Variations and Mutations
- Scientists have identified
about 1.4 million locations where single-base DNA differences (SNPs) occur
in humans. This information promises to revolutionize the processes of finding
chromosomal locations for disease-associated sequences and tracing human history.
- The ratio of germline
(sperm or egg cell) mutations is 2:1 in males vs females. Researchers point
to several reasons for the higher mutation rate in the male germline, including
the greater number of cell divisions required for sperm formation than for
eggs.
What We Still Don't Understand:
A Checklist for Future Research
- Exact gene number, exact
locations, and functions
- Gene regulation
- DNA sequence organization
- Chromosomal structure
and organization
- Noncoding DNA types,
amount, distribution, information content, and functions
- Coordination of gene
expression, protein synthesis, and post-translational events
- Interaction of proteins
in complex molecular machines
- Predicted vs experimentally
determined gene function
- Evolutionary conservation
among organisms
- Protein conservation
(structure and function)
- Proteomes (total protein
content and function) in organisms
- Correlation of SNPs (single-base
DNA variations among individuals) with health and disease
- Disease-susceptibility
prediction based on gene sequence variation
- Genes involved in complex
traits and multigene diseases
- Complex systems biology,
including microbial consortia useful for environmental restoration
- Developmental genetics,
genomics
Applications, Future
Challenges
Deriving meaningful knowledge from the DNA sequence will define research through
the coming decades to inform our understanding of biological systems. This enormous
task will require the expertise and creativity of tens of thousands of scientists
from varied disciplines in both the public and private sectors worldwide.
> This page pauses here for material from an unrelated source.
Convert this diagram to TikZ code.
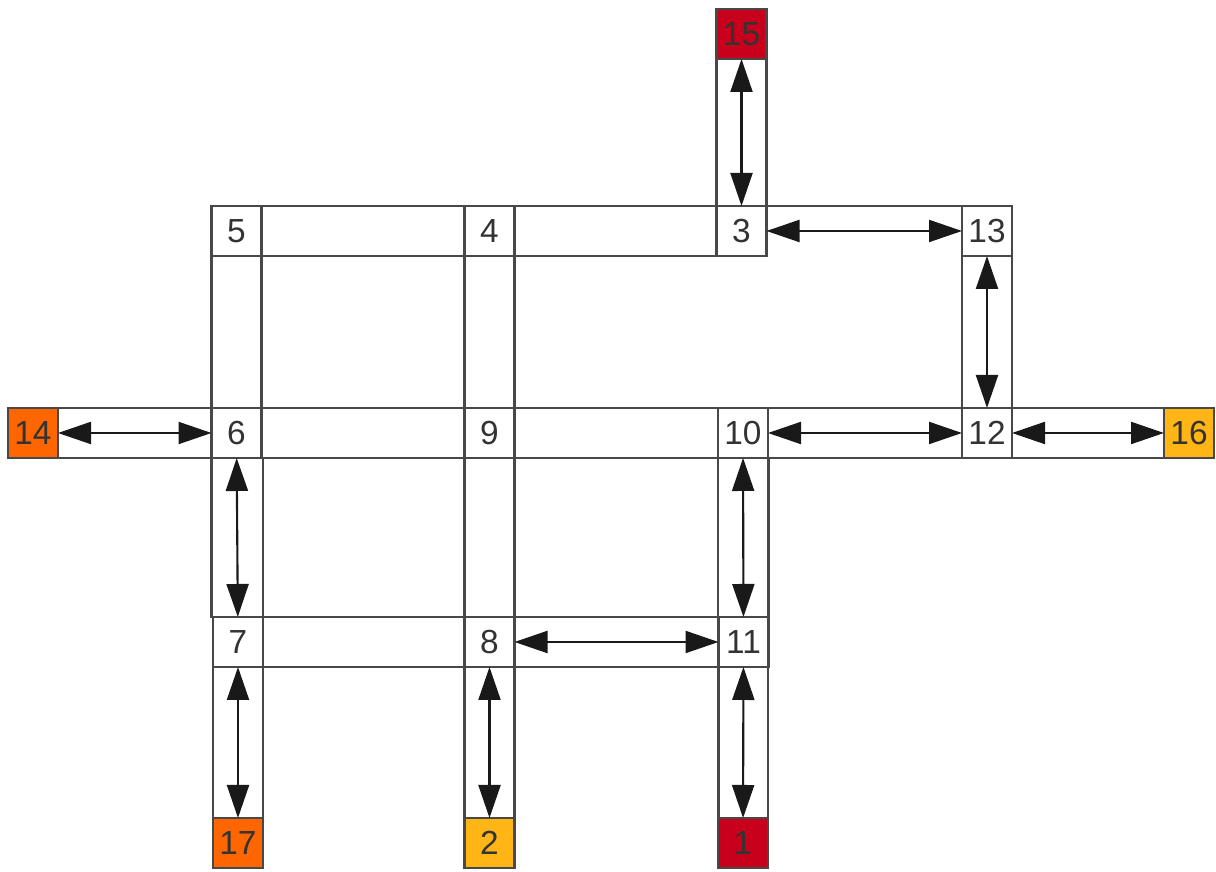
\documentclass[tikz,border=0pt]{standalone}
\usepackage{fontspec}
\setmainfont{Liberation Sans}
\usepackage{tikz}
\usetikzlibrary{arrows.meta,positioning,calc}
\definecolor{exitred}{RGB}{200,0,28}
\definecolor{exitorange}{RGB}{255,102,0}
\definecolor{exitamber}{RGB}{255,181,22}
\definecolor{roadgray}{RGB}{72,72,72}
\tikzset{
  cellbox/.style={draw=roadgray, line width=1.2pt, fill=white, minimum size=1cm,
                  inner sep=0pt, outer sep=0pt, text=black!80,
                  font=\fontsize{19}{21}\selectfont},
  exitbox/.style={cellbox, fill=#1},
  roadline/.style={draw=roadgray, line width=1.2pt},
  flowarr/.style={{Triangle[length=0.66cm,width=0.44cm]}-{Triangle[length=0.66cm,width=0.44cm]},
                  draw=black!90, line width=1.2pt},
}
\begin{document}
\begin{tikzpicture}[x=1cm,y=1cm]
\useasboundingbox (0,0) rectangle (24.32,17.44);
% cells
\node[exitbox=exitred] (n15) at (14.83,16.76) {15};
\node[cellbox] (n5) at (4.73,12.82) {5};
\node[cellbox] (n4) at (9.79,12.82) {4};
\node[cellbox] (n3) at (14.83,12.82) {3};
\node[cellbox] (n13) at (19.74,12.82) {13};
\node[exitbox=exitorange] (n14) at (0.66,8.78) {14};
\node[cellbox] (n6) at (4.73,8.78) {6};
\node[cellbox] (n9) at (9.79,8.78) {9};
\node[cellbox] (n10) at (14.86,8.78) {10};
\node[cellbox] (n12) at (19.74,8.78) {12};
\node[exitbox=exitamber] (n16) at (23.78,8.78) {16};
\node[cellbox] (n7) at (4.76,4.60) {7};
\node[cellbox] (n8) at (9.79,4.60) {8};
\node[cellbox] (n11) at (14.87,4.60) {11};
\node[exitbox=exitorange] (n17) at (4.76,0.58) {17};
\node[exitbox=exitamber] (n2) at (9.79,0.58) {2};
\node[exitbox=exitred] (n1) at (14.86,0.58) {1};
% roads
\draw[roadline] (n5.north west) rectangle (n3.south east);
\draw[roadline] (n3.north east) -- (n13.north west);
\draw[roadline] (n15.south west) rectangle (n3.north east);
\draw[roadline] (n13.south west) rectangle (n12.north east);
\draw[roadline] (n5.south west) rectangle (n6.north east);
\draw[roadline] (n4.south west) rectangle (n9.north east);
\draw[roadline] (n14.north east) rectangle (n16.south west);
\draw[roadline] (n6.south west) rectangle (n7.north east);
\draw[roadline] (n9.south west) rectangle (n8.north east);
\draw[roadline] (n10.south west) rectangle (n11.north east);
\draw[roadline] (n7.north west) rectangle (n11.south east);
\draw[roadline] (n7.south west) rectangle (n17.north east);
\draw[roadline] (n8.south west) rectangle (n2.north east);
\draw[roadline] (n11.south west) rectangle (n1.north east);
% links
\draw[flowarr] (n15) -- (n3);
\draw[flowarr] (n3) -- (n13);
\draw[flowarr] (n13) -- (n12);
\draw[flowarr] (n14) -- (n6);
\draw[flowarr] (n10) -- (n12);
\draw[flowarr] (n12) -- (n16);
\draw[flowarr] (n6) -- (n7);
\draw[flowarr] (n10) -- (n11);
\draw[flowarr] (n8) -- (n11);
\draw[flowarr] (n7) -- (n17);
\draw[flowarr] (n8) -- (n2);
\draw[flowarr] (n11) -- (n1);
\end{tikzpicture}
\end{document}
The draft sequence already
is having an impact on finding genes associated with disease. Over 30 genes
have been pinpointed and associated with breast cancer, muscle disease, deafness,
and blindness. Additionally, finding the DNA sequences underlying such common
diseases as cardiovascular disease, diabetes, arthritis, and cancers is being
aided by the human variation maps (SNPs) generated in the HGP in cooperation
with the private sector. These genes and SNPs provide focused targets for the
development of effective new therapies.
One of the greatest impacts
of having the sequence may well be in enabling an entirely new approach to biological
research. In the past, researchers studied one or a few genes at a time. With
whole-genome sequences and new high-throughput technologies, they can approach
questions systematically and on a grand scale. They can study all the genes
in a genome, for example, or all the transcripts in a particular tissue or organ
or tumor, or how tens of thousands of genes and proteins work together in interconnected
networks to orchestrate the chemistry of life.
Post-sequencing projects
are well under way worldwide. (See Genomics:GTL).
These explorations will result in a profound, new, and more comprehensive understanding
of complex living systems, with applications to agriculture, human health, energy,
global climate change, and environmental remediation, among others.